DESCRIPTION OF THE TASK:
Extract the records in full, leaving every picture out.

[Charts and diagrams as code]

########

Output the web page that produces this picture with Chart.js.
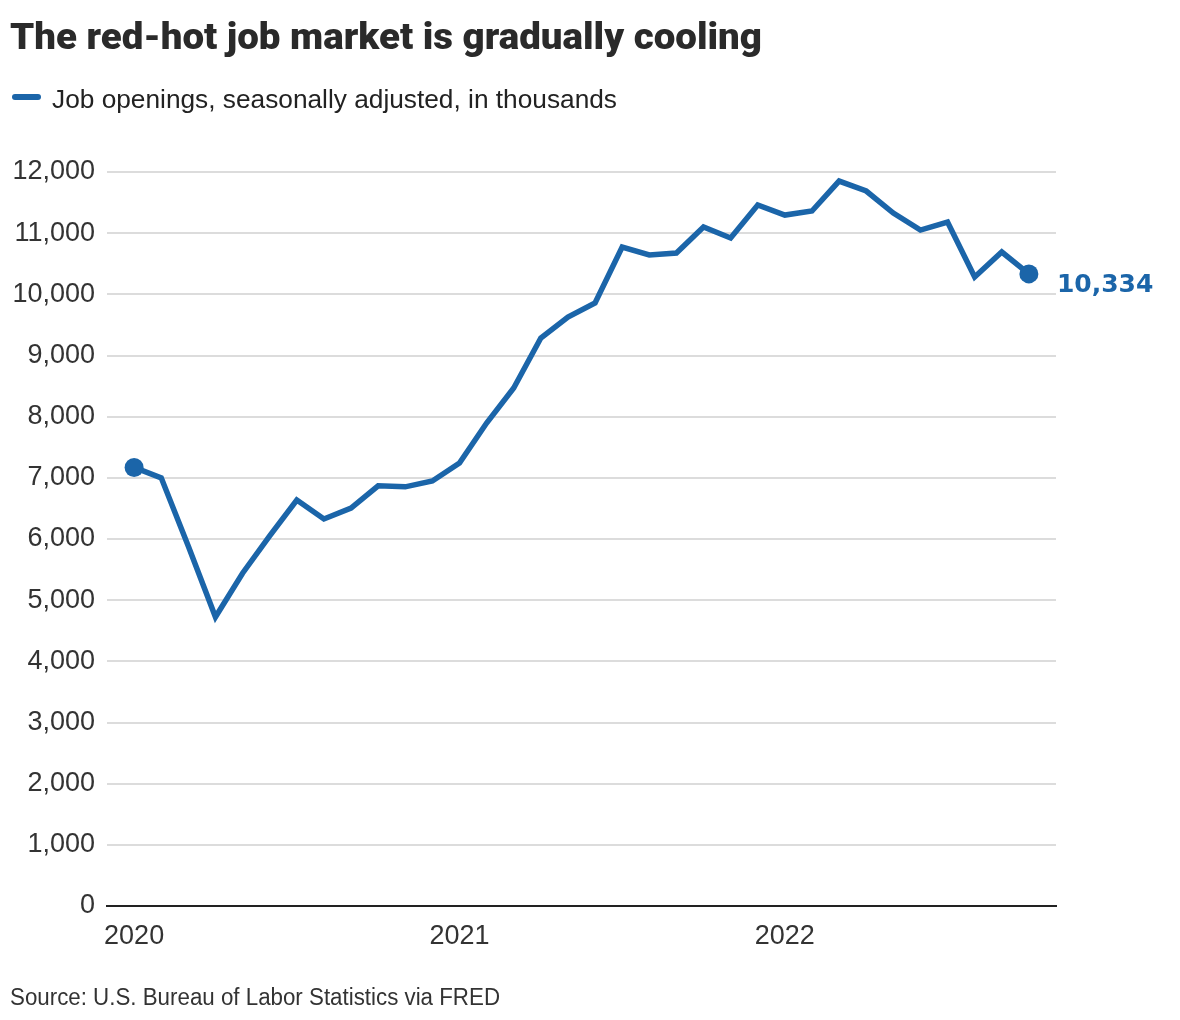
<!DOCTYPE html>
<html>
<head>
<meta charset="utf-8">
<script src="https://cdn.jsdelivr.net/npm/chart.js@4"></script>
<style>
  body { margin: 0; background: #fff; }
  #wrap { position: relative; width: 1180px; height: 1020px; overflow: hidden; }
  #chart { position: absolute; left: 0; top: 0; }
  .txt { position: absolute; white-space: nowrap; line-height: 1; color: #222; }
  #title { left: 10px; top: 15px; font: 900 37px Roboto, "Liberation Sans", sans-serif; color: #2a2a2a; transform-origin: 0 0; }
  #legend { left: 52px; top: 85px; font: 25px "Liberation Sans", sans-serif; transform-origin: 0 0; }
  #swatch { position: absolute; left: 12px; top: 94px; width: 29px; height: 6px; border-radius: 3px; background: #1b65a9; }
  #source { left: 10px; top: 984px; font: 23px "Liberation Sans", sans-serif; color: #333; transform-origin: 0 0; }
</style>
</head>
<body>
<div id="wrap">
  <canvas id="chart" width="1180" height="1020"></canvas>
  <div class="txt" id="title">The red-hot job market is gradually cooling</div>
  <div id="swatch"></div>
  <div class="txt" id="legend">Job openings, seasonally adjusted, in thousands</div>
  <div class="txt" id="source">Source: U.S. Bureau of Labor Statistics via FRED</div>
</div>
<script>
// months since Jan 2020 (0 = Jan 2020 ... 33 = Oct 2022)
const months = [0, 1, 2, 3, 4, 5, 6, 7, 8, 9, 10, 11,
                12, 13, 14, 15, 16, 17, 18, 19, 20, 21, 22, 23,
                24, 25, 26, 27, 28, 29, 30, 31, 32, 33];
// job openings, thousands
const openings = [7170, 7000, 5880, 4725, 5440, 6050, 6637, 6327, 6506, 6870, 6853, 6948,
                  7242, 7896, 8468, 9286, 9629, 9858, 10773, 10643, 10675, 11100, 10920, 11460,
                  11296, 11362, 11852, 11689, 11329, 11051, 11182, 10283, 10692, 10334];
const yearTicks = [0, 12, 24];
const yearLabels = ['2020', '2021', '2022'];

const BLUE = '#1b65a9';
const lastIdx = openings.length - 1;

// fit html texts to the widths they have in the original
function fitWidth(id, target) {
    const el = document.getElementById(id);
    const w = el.getBoundingClientRect().width;
    if (w > 0) el.style.transform = `scaleX(${target / w})`;
}
fitWidth('title', 752);
fitWidth('legend', 565);
fitWidth('source', 490);

const endLabel = {
    id: 'endLabel',
    afterDatasetsDraw(chart) {
        const pt = chart.getDatasetMeta(0).data[lastIdx];
        const ctx = chart.ctx;
        ctx.save();
        ctx.font = 'bold 25px "DejaVu Sans", sans-serif';
        ctx.fillStyle = BLUE;
        ctx.textBaseline = 'middle';
        ctx.textAlign = 'left';
        ctx.fillText(openings[lastIdx].toLocaleString('en-US'), pt.x + 28, pt.y + 12);
        ctx.restore();
    }
};

new Chart(document.getElementById('chart'), {
    type: 'line',
    data: {
        datasets: [{
            data: months.map((m, i) => ({ x: m, y: openings[i] })),
            borderColor: BLUE,
            backgroundColor: BLUE,
            borderWidth: 5.5,
            borderJoinStyle: 'miter',
            pointRadius: openings.map((v, i) => (i === 0 || i === lastIdx) ? 9.5 : 0),
            pointBorderWidth: 0,
            tension: 0
        }]
    },
    options: {
        responsive: false,
        animation: false,
        events: [],
        layout: { padding: { top: 172, right: 124, bottom: 40, left: 0 } },
        plugins: { legend: { display: false }, tooltip: { enabled: false } },
        scales: {
            x: {
                type: 'linear',
                min: -1,
                max: 34,
                afterBuildTicks: s => { s.ticks = yearTicks.map(v => ({ value: v })); },
                afterFit: s => { s.height = 74; },
                grid: { display: false, drawTicks: false },
                border: { display: true, color: '#222', width: 2 },
                ticks: {
                    autoSkip: false,
                    maxRotation: 0,
                    padding: 14,
                    color: '#333',
                    font: { family: '"Liberation Sans", sans-serif', size: 27 },
                    callback: v => yearLabels[yearTicks.indexOf(v)]
                }
            },
            y: {
                min: 0,
                max: 12000,
                afterFit: s => { s.width = 107; },
                grid: {
                    drawTicks: false,
                    lineWidth: 2,
                    color: c => c.tick.value === 0 ? 'rgba(0,0,0,0)' : '#dcdcdc'
                },
                border: { display: false },
                ticks: {
                    stepSize: 1000,
                    padding: 12,
                    color: '#333',
                    font: { family: '"Liberation Sans", sans-serif', size: 27 },
                    callback: v => v.toLocaleString('en-US')
                }
            }
        }
    },
    plugins: [endLabel]
});
</script>
</body>
</html>
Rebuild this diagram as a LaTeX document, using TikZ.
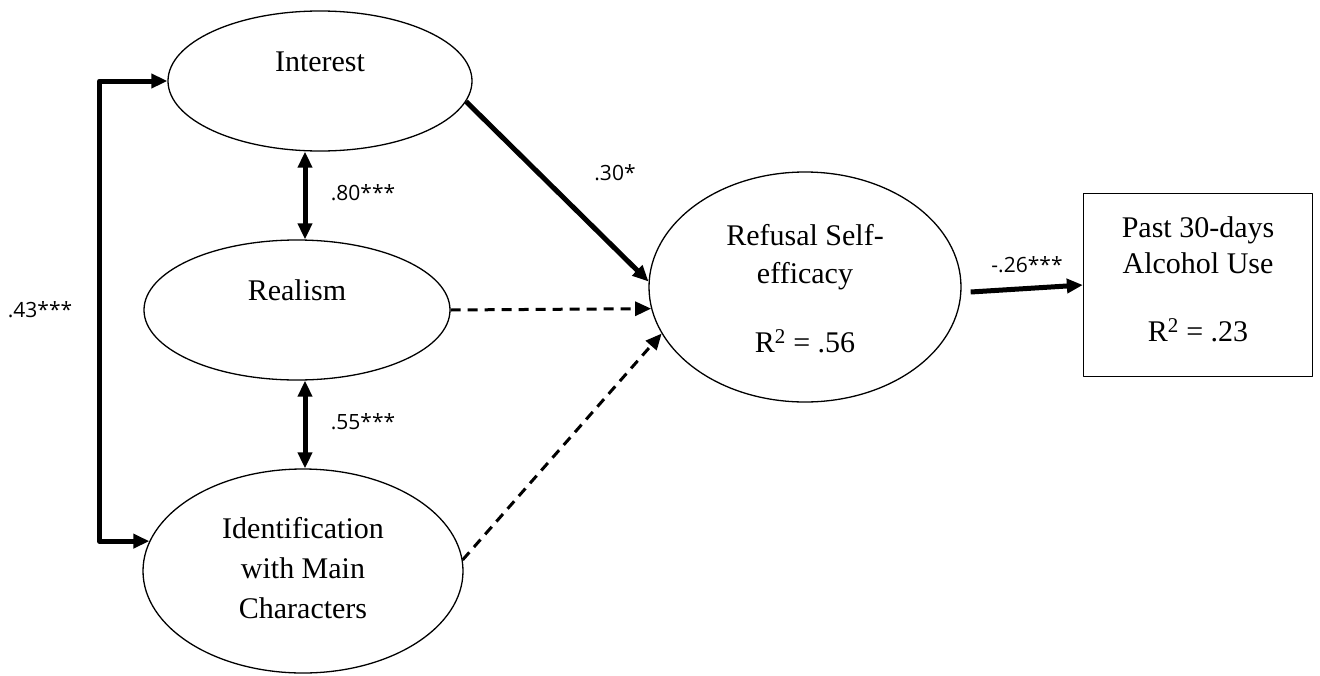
\documentclass[tikz,border=0pt]{standalone}
\usepackage{fontspec}
\setmainfont{Liberation Serif}
\newfontfamily\coeffont{Open Sans}
\usetikzlibrary{shapes.geometric,arrows.meta}

\begin{document}
\begin{tikzpicture}[x=1pt,y=-1pt,>={Triangle[length=16pt,width=14pt]},line join=round,
		latent/.style={ellipse,draw,line width=1.3pt,inner sep=0pt},
		obs/.style={rectangle,draw,line width=1.3pt,inner sep=0pt},
		txt/.style={font=\fontsize{30}{38}\selectfont,align=center},
		coef/.style={font=\coeffont\fontsize{21}{26}\selectfont},
		sig/.style={line width=5pt},
		nsig/.style={line width=3pt,dash pattern=on 10pt off 7pt}]
	\useasboundingbox (0,0) rectangle (1320,675);
	% latent variables
	\node[latent,minimum width=304,minimum height=140] (int) at (320,81) {};
	\node[latent,minimum width=306,minimum height=140] (rea) at (297,310) {};
	\node[latent,minimum width=320,minimum height=204] (idn) at (303,571) {};
	\node[latent,minimum width=312,minimum height=230] (ref) at (805,287) {};
	\node[obs,minimum width=229,minimum height=183] (alc) at (1198,285) {};
	% texts
	\node[txt] (intT) at (320,62) {Interest};
	\node[txt] (reaT) at (297,290) {Realism};
	\node[txt,font=\fontsize{30}{40}\selectfont] (idnT) at (303,568) {Identification\\with Main\\Characters};
	\node[txt] (refT) at (805,289) {Refusal Self-\\efficacy\\[31pt]R\textsuperscript{2} = .56};
	\node[txt,font=\fontsize{30}{36}\selectfont] (alcT) at (1198,279) {Past 30-days\\Alcohol Use\\[32pt]R\textsuperscript{2} = .23};
	% correlations
	\coordinate (mid) at (305,0);
	\draw[sig,<->] (int.south -| mid) -- (rea.north -| mid);
	\draw[sig,<->] (rea.south -| mid) -- (idn.north -| mid);
	\draw[sig,<->] (int.west) -- ++(-68,0) |- (idn.169);
	\draw[sig,->] (int.-8) -- (ref.178);
	% paths
	\draw[nsig,->] (rea.east) -- (ref.188);
	\draw[nsig,->] (idn.4) -- (ref.198);
	\coordinate (rs) at ([shift={(9,5)}]ref.east);
	\draw[sig,->] (rs) -- (alc.west);
	% coefficients
	\node[coef] (c80) at (363,193) {.80***};
	\node[coef] (c55) at (363,422) {.55***};
	\node[coef] (c43) at (40,310) {.43***};
	\node[coef] (c30) at (615,173) {.30*};
	\node[coef] (c26) at (1027,265) {-.26***};
\end{tikzpicture}
\end{document}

########

RESPONSE BELOW:
Output the web page that produces this picture with Chart.js.
<!DOCTYPE html>
<html>
<head>
<meta charset="utf-8">
<script src="https://cdn.jsdelivr.net/npm/chart.js@4"></script>
<style>
  body { margin: 0; background: #fff; }
  #wrap { position: relative; width: 1180px; height: 1020px; overflow: hidden; }
  #chart { position: absolute; left: 0; top: 0; }
  .txt { position: absolute; white-space: nowrap; line-height: 1; color: #222; }
  #title { left: 10px; top: 15px; font: 900 37px Roboto, "Liberation Sans", sans-serif; color: #2a2a2a; transform-origin: 0 0; }
  #legend { left: 52px; top: 85px; font: 25px "Liberation Sans", sans-serif; transform-origin: 0 0; }
  #swatch { position: absolute; left: 12px; top: 94px; width: 29px; height: 6px; border-radius: 3px; background: #1b65a9; }
  #source { left: 10px; top: 984px; font: 23px "Liberation Sans", sans-serif; color: #333; transform-origin: 0 0; }
</style>
</head>
<body>
<div id="wrap">
  <canvas id="chart" width="1180" height="1020"></canvas>
  <div class="txt" id="title">The red-hot job market is gradually cooling</div>
  <div id="swatch"></div>
  <div class="txt" id="legend">Job openings, seasonally adjusted, in thousands</div>
  <div class="txt" id="source">Source: U.S. Bureau of Labor Statistics via FRED</div>
</div>
<script>
// months since Jan 2020 (0 = Jan 2020 ... 33 = Oct 2022)
const months = [0, 1, 2, 3, 4, 5, 6, 7, 8, 9, 10, 11,
                12, 13, 14, 15, 16, 17, 18, 19, 20, 21, 22, 23,
                24, 25, 26, 27, 28, 29, 30, 31, 32, 33];
// job openings, thousands
const openings = [7170, 7000, 5880, 4725, 5440, 6050, 6637, 6327, 6506, 6870, 6853, 6948,
                  7242, 7896, 8468, 9286, 9629, 9858, 10773, 10643, 10675, 11100, 10920, 11460,
                  11296, 11362, 11852, 11689, 11329, 11051, 11182, 10283, 10692, 10334];
const yearTicks = [0, 12, 24];
const yearLabels = ['2020', '2021', '2022'];

const BLUE = '#1b65a9';
const lastIdx = openings.length - 1;

// fit html texts to the widths they have in the original
function fitWidth(id, target) {
    const el = document.getElementById(id);
    const w = el.getBoundingClientRect().width;
    if (w > 0) el.style.transform = `scaleX(${target / w})`;
}
fitWidth('title', 752);
fitWidth('legend', 565);
fitWidth('source', 490);

const endLabel = {
    id: 'endLabel',
    afterDatasetsDraw(chart) {
        const pt = chart.getDatasetMeta(0).data[lastIdx];
        const ctx = chart.ctx;
        ctx.save();
        ctx.font = 'bold 25px "DejaVu Sans", sans-serif';
        ctx.fillStyle = BLUE;
        ctx.textBaseline = 'middle';
        ctx.textAlign = 'left';
        ctx.fillText(openings[lastIdx].toLocaleString('en-US'), pt.x + 28, pt.y + 12);
        ctx.restore();
    }
};

new Chart(document.getElementById('chart'), {
    type: 'line',
    data: {
        datasets: [{
            data: months.map((m, i) => ({ x: m, y: openings[i] })),
            borderColor: BLUE,
            backgroundColor: BLUE,
            borderWidth: 5.5,
            borderJoinStyle: 'miter',
            pointRadius: openings.map((v, i) => (i === 0 || i === lastIdx) ? 9.5 : 0),
            pointBorderWidth: 0,
            tension: 0
        }]
    },
    options: {
        responsive: false,
        animation: false,
        events: [],
        layout: { padding: { top: 172, right: 124, bottom: 40, left: 0 } },
        plugins: { legend: { display: false }, tooltip: { enabled: false } },
        scales: {
            x: {
                type: 'linear',
                min: -1,
                max: 34,
                afterBuildTicks: s => { s.ticks = yearTicks.map(v => ({ value: v })); },
                afterFit: s => { s.height = 74; },
                grid: { display: false, drawTicks: false },
                border: { display: true, color: '#222', width: 2 },
                ticks: {
                    autoSkip: false,
                    maxRotation: 0,
                    padding: 14,
                    color: '#333',
                    font: { family: '"Liberation Sans", sans-serif', size: 27 },
                    callback: v => yearLabels[yearTicks.indexOf(v)]
                }
            },
            y: {
                min: 0,
                max: 12000,
                afterFit: s => { s.width = 107; },
                grid: {
                    drawTicks: false,
                    lineWidth: 2,
                    color: c => c.tick.value === 0 ? 'rgba(0,0,0,0)' : '#dcdcdc'
                },
                border: { display: false },
                ticks: {
                    stepSize: 1000,
                    padding: 12,
                    color: '#333',
                    font: { family: '"Liberation Sans", sans-serif', size: 27 },
                    callback: v => v.toLocaleString('en-US')
                }
            }
        }
    },
    plugins: [endLabel]
});
</script>
</body>
</html>
Rebuild this diagram as a LaTeX document, using TikZ.
\documentclass[tikz,border=0pt]{standalone}
\usepackage{fontspec}
\setmainfont{Liberation Serif}
\newfontfamily\coeffont{Open Sans}
\usetikzlibrary{shapes.geometric,arrows.meta}

\begin{document}
\begin{tikzpicture}[x=1pt,y=-1pt,>={Triangle[length=16pt,width=14pt]},line join=round,
		latent/.style={ellipse,draw,line width=1.3pt,inner sep=0pt},
		obs/.style={rectangle,draw,line width=1.3pt,inner sep=0pt},
		txt/.style={font=\fontsize{30}{38}\selectfont,align=center},
		coef/.style={font=\coeffont\fontsize{21}{26}\selectfont},
		sig/.style={line width=5pt},
		nsig/.style={line width=3pt,dash pattern=on 10pt off 7pt}]
	\useasboundingbox (0,0) rectangle (1320,675);
	% latent variables
	\node[latent,minimum width=304,minimum height=140] (int) at (320,81) {};
	\node[latent,minimum width=306,minimum height=140] (rea) at (297,310) {};
	\node[latent,minimum width=320,minimum height=204] (idn) at (303,571) {};
	\node[latent,minimum width=312,minimum height=230] (ref) at (805,287) {};
	\node[obs,minimum width=229,minimum height=183] (alc) at (1198,285) {};
	% texts
	\node[txt] (intT) at (320,62) {Interest};
	\node[txt] (reaT) at (297,290) {Realism};
	\node[txt,font=\fontsize{30}{40}\selectfont] (idnT) at (303,568) {Identification\\with Main\\Characters};
	\node[txt] (refT) at (805,289) {Refusal Self-\\efficacy\\[31pt]R\textsuperscript{2} = .56};
	\node[txt,font=\fontsize{30}{36}\selectfont] (alcT) at (1198,279) {Past 30-days\\Alcohol Use\\[32pt]R\textsuperscript{2} = .23};
	% correlations
	\coordinate (mid) at (305,0);
	\draw[sig,<->] (int.south -| mid) -- (rea.north -| mid);
	\draw[sig,<->] (rea.south -| mid) -- (idn.north -| mid);
	\draw[sig,<->] (int.west) -- ++(-68,0) |- (idn.169);
	\draw[sig,->] (int.-8) -- (ref.178);
	% paths
	\draw[nsig,->] (rea.east) -- (ref.188);
	\draw[nsig,->] (idn.4) -- (ref.198);
	\coordinate (rs) at ([shift={(9,5)}]ref.east);
	\draw[sig,->] (rs) -- (alc.west);
	% coefficients
	\node[coef] (c80) at (363,193) {.80***};
	\node[coef] (c55) at (363,422) {.55***};
	\node[coef] (c43) at (40,310) {.43***};
	\node[coef] (c30) at (615,173) {.30*};
	\node[coef] (c26) at (1027,265) {-.26***};
\end{tikzpicture}
\end{document}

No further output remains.